I made some steady progress on the new surface grinder attachment over the weekend. It's coming along nicely. So far I've been able to work through the design of each part, but I won't know for sure if it works until I get the whole thing built. Here are some photos of this weeks progress.
The next step of this build is to mount the axis assembly to the tool arm. To do this, I need a part that will attach the two together so that the axis is located in just the right place and at just the right angle. I opted to use a piece of 1-1/2" square bar stock for this assembly. It needs to be rigid to eliminate flexing. The four holes that I am tapping in this photo mate with the axis assembly. I had to tap a lot of holes in this build.
Here I have the axis assembly bolted to the angle bar and temporarily clamped in place so that I can get the proper angle and location figured out. Once I had it determined, I drew lines around the mating surfaces.
Now the angle bar is attached and I'm making sure that the linear guide will glide up and down properly without hitting into the cabinets below. I could have avoided this whole angle bar, but the linear guide would have been completely vertical. I think it will be easier to manage at this angle.
The next item of business is the table that will attach the linear guide to the magnetic chuck. The easy way would have been to bolt two pieces of 1/2" stock together at a 90 degree angle, but I decided to fire up the mill and make some chips, milling it out of a solid piece of aluminum.
I should have gone for bolting the two pieces together!!! This is a problem with this particular mill.
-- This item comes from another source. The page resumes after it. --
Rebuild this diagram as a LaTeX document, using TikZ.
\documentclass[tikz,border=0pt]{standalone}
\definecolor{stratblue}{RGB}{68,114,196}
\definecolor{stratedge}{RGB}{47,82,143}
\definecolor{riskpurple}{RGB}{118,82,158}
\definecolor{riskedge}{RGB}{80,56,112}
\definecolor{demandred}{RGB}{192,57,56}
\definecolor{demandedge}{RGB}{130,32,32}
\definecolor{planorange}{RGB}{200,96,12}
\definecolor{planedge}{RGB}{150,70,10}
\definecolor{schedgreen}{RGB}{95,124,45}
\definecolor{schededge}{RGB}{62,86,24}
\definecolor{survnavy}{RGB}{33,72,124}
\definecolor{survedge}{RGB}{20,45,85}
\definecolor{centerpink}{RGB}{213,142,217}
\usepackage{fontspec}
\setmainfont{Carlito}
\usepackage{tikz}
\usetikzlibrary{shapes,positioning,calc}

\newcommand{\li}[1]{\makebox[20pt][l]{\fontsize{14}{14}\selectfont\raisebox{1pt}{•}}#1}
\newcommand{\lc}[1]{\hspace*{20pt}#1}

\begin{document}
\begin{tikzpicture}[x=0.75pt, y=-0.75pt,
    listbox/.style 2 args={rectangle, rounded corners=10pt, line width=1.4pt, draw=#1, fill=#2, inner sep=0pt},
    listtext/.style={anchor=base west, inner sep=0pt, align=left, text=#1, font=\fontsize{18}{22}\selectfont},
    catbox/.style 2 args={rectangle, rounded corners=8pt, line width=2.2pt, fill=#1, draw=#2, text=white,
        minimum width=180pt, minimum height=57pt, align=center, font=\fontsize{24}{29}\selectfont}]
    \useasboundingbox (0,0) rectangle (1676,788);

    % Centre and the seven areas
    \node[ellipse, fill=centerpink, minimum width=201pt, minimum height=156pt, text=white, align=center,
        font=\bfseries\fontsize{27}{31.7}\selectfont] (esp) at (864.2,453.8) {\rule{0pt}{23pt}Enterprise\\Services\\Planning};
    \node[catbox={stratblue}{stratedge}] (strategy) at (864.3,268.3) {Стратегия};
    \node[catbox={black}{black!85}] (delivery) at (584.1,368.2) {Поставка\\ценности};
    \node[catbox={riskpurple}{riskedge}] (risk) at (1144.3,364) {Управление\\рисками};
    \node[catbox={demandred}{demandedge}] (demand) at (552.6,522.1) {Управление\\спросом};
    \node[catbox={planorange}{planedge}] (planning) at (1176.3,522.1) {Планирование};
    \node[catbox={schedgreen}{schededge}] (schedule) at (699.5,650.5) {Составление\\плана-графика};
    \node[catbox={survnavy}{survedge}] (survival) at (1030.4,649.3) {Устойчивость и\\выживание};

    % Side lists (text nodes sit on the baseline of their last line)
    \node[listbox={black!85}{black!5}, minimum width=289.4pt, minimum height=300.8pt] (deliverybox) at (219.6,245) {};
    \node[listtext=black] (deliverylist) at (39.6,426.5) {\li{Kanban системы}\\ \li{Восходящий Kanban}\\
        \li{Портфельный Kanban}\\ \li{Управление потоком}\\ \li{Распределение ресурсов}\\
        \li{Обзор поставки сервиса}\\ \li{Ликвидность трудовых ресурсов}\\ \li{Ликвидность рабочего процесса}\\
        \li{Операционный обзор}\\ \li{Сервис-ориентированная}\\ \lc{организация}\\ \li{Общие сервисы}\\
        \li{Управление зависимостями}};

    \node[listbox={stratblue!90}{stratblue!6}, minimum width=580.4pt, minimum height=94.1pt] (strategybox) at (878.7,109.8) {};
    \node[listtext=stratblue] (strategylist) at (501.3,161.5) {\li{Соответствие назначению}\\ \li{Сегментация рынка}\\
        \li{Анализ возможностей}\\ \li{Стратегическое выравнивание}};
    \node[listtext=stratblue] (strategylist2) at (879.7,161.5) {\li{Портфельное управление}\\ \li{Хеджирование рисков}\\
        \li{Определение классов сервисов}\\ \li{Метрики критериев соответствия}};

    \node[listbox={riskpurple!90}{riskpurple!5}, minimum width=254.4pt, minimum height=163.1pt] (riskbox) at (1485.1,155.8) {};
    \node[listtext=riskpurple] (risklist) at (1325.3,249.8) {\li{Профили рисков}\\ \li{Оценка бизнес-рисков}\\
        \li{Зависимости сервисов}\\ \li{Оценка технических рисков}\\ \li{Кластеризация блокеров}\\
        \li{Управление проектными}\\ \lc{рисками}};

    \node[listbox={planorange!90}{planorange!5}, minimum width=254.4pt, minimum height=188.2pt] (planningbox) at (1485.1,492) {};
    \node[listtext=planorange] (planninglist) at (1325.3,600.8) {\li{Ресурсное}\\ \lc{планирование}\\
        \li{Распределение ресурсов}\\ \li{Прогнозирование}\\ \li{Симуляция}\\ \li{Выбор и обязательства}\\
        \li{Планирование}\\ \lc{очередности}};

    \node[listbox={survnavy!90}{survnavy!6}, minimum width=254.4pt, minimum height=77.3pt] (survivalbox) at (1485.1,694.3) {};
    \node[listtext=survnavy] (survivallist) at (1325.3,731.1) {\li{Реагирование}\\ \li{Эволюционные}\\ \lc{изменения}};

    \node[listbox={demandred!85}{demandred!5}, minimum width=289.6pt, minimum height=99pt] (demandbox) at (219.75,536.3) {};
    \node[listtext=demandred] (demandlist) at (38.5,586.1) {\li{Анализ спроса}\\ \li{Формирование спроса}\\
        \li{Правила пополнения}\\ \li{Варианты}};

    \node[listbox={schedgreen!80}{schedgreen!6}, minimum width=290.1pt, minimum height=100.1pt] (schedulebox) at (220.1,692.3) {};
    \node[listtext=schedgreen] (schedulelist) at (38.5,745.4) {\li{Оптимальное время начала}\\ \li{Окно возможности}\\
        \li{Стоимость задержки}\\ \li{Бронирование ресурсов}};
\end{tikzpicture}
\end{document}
I'm sure that they manufactured this gear out of plastic so that it would fail before metal pieces started to shatter inside the gearbox. Luckily this was the second time I've thrown this gear, so I had another one that I had purchased earlier on hand. 15 minutes later and I was back in business.
Here is the table sitting on top of the linear guide. I've located it on the guide at the right spot and drilled the three holes that will serve to attach the two parts together.
Here I have the table and magnetic chuck temporarily held together with a couple drops of super glue so that I can locate four mounting holes in the right spots. The table is slightly offset. This is by design so that I can build some swivel into the table in order to make tapering tangs possible.
Here's a pic of the table, magnetic chuck, and the liner guide mounted together. You can see that the table at the bolt on the right side has a slot cut out of it. This is so that the table can swivel forward, pivoting around the bolt of the left. The middle bolt will need to be removed in order to do tapering, but it will help to keep things true when set parallel. I may need to add some stops too, but I don't think they will be necessary.
This last pic is of the whole grinder all assembled. I'm so close to the end of this project that I can taste it. I can't wait to fire this thing up and take it for a spin. I still need to add a handle to the linear slide to make it comfortable to operate and add a bumper stop to keep the linear slide from sliding right off the axis assembly and dropping to the floor. I think I'll do a couple of cosmetic mods also (just round off some corners) and maybe make a bigger knob to adjust the Y-axis. With fingers crossed, I'll be grinding parts by next weekend. I might even try to figure out how to add a depth indicator. . .
Thanks for following along with me on this build.